Other “solutions” that leaders have received federal funding to explore further, like creating dairy apprenticeship programs, may be less morally egregious, but still fail to address the true systemic roots of the problem. Still others, like voluntary standards and frameworks feel increasingly like not just an insufficient band aid, but like yet one more contributor to yawning inequalities in our society. So, why aren’t these real solutions and what are some opportunities to solve this labor shortage?

We’re not seeing meaningful action on anything that addresses the true root of this issue: income inequality or consolidation in an unhealthy market structure. The food system cannot function when the food budget of 66 million Americans is only ~$4.27 per person per day

This unhealthy market structure (both with too much consolidation on the supply side and insufficient resources to effectively signal healthy demand on the consumer side) results in wages too low to attract or retain workers. To try to fill gaps, the industry has created structures to evade responsibility for labor necessary to manufacture their products. These structures allowed  for migrant children to be employed in hazardous jobs (see here, here, and here). 

Kids are not the answer

Since 1938, Americans have generally agreed that child labor is immoral. But cracks have emerged in that consensus. This year, Arkansas Governor Sarah Huckabee Sanders signed into law a bill repealing restrictions on work for 14- and 15-year-olds. And she’s not alone. In the last 2 years, 10 states have rolled back child labor restrictions. Even in states where laws have not changed, kids, especially unaccompanied immigrant minors, are working dangerous jobs, including in food production facilities and on dairy farms.

Americans recognized workplaces, especially agri-food settings, were unsafe for children a hundred years ago. That is still the case today.There have been cases where immigrant workers, including children, have been exploited, forced to work long hours, and even maimed on dairy farms. The injury rate in dairy production is twice the national average of all industries, according to the New York Times. A 14-year old child working 12-hour days endured his hand being crushed in an industrial milking machine on a farm in Middlebury, VT. Another migrant child was recently killed in an accident on a Wisconsin dairy farm. Even if lawmakers change laws to make child labor legally acceptable, the practice will remain ethically fraught, and impossible to justify from the vantage of the best interests of childrens’ health and safety.

A 13-year old who works on an egg farm, 12-hour shifts, 6 days a week.

Source: Kirsten Luce for The New York Times

At the bottom: Raising food and farm worker wages can help

According to the Economic Research Service, the wage gap between farm and nonfarm wages remains substantial, though it has been slowly shrinking over the last 30 years. “In 1990, the average real farm wage for nonsupervisory crop and livestock workers was just over half the average real wage in the nonfarm economy for private-sector nonsupervisory occupations ($10.20 versus $20.19). By 2020, the farm wage ($14.62) was equal to 59 percent of the nonfarm wage ($24.68). In other words, the gap between farm and nonfarm wages is slowly shrinking, but still substantial.” 

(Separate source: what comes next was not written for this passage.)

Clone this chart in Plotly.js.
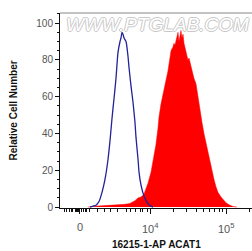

A big reason for this gap is that the labor law, the Fair Labor Standards Act (FLSA) has several exemptions  around both minimum wage and overtime pay for the agriculture industry. As cities and states raise their minimum wages, the federal government needs to bring these benefits to the ag sector by ending exceptionalism granted to the ag sector.

At the top: Executives take too much of the pie and checkoff programs need reform 

In 2019, a nonprofit organization called Dairy Management Inc. was criticized for paying its executives millions of dollars while struggling dairy farmers were funding the organization’s spending spree through federally-mandated payments. Just two years prior, 1,600 dairy farms nationwide went belly-up as the top ten executives at the organization were paid over $8 million. 

DMI, which was funded through a mandatory checkoff program, was responsible for promoting the consumption of milk and other dairy products, known mostly to the American public through its hugely popular “Got Milk?” campaign. However, farmers expressed their concerns about the organization’s spending habits and lack of transparency. DMI's CEO reportedly earned over $1.5 million annually, while other top executives also received high salaries. Critics argued that DMI should prioritize supporting struggling farmers instead of bloated salaries for its leadership.

With its focus on public consumption, DMI forged partnerships with large corporations that produced dairy items. Consequently, farmers financially contributed to the same organization whose tactics drove many of them out of business.

A future that meets communities’ needs

Communities need sufficient, reliable access to healthy food. To achieve this, there is work for policymakers and industry actors to do. The agri-food sector needs to fairly compensate their employees and workers at all levels. For policy makers, this definitely means taking action to make sure standard FLSA worker protections like overtime and minimum wage laws apply to the industry. 

It’s also a great moment to reconsider whether the $4.25 per hour youth minimum wage from 1996 or the piece rate exemptions should be scrapped. Industry actors may need to reconsider salaries at the top, focusing more on increases at the bottom end of their pay scale for a few years. All of these changes will be more attainable in a market where there is a healthier level of competition, a diversity critical to the health and resilience of the food system for reasons far beyond wages and labor.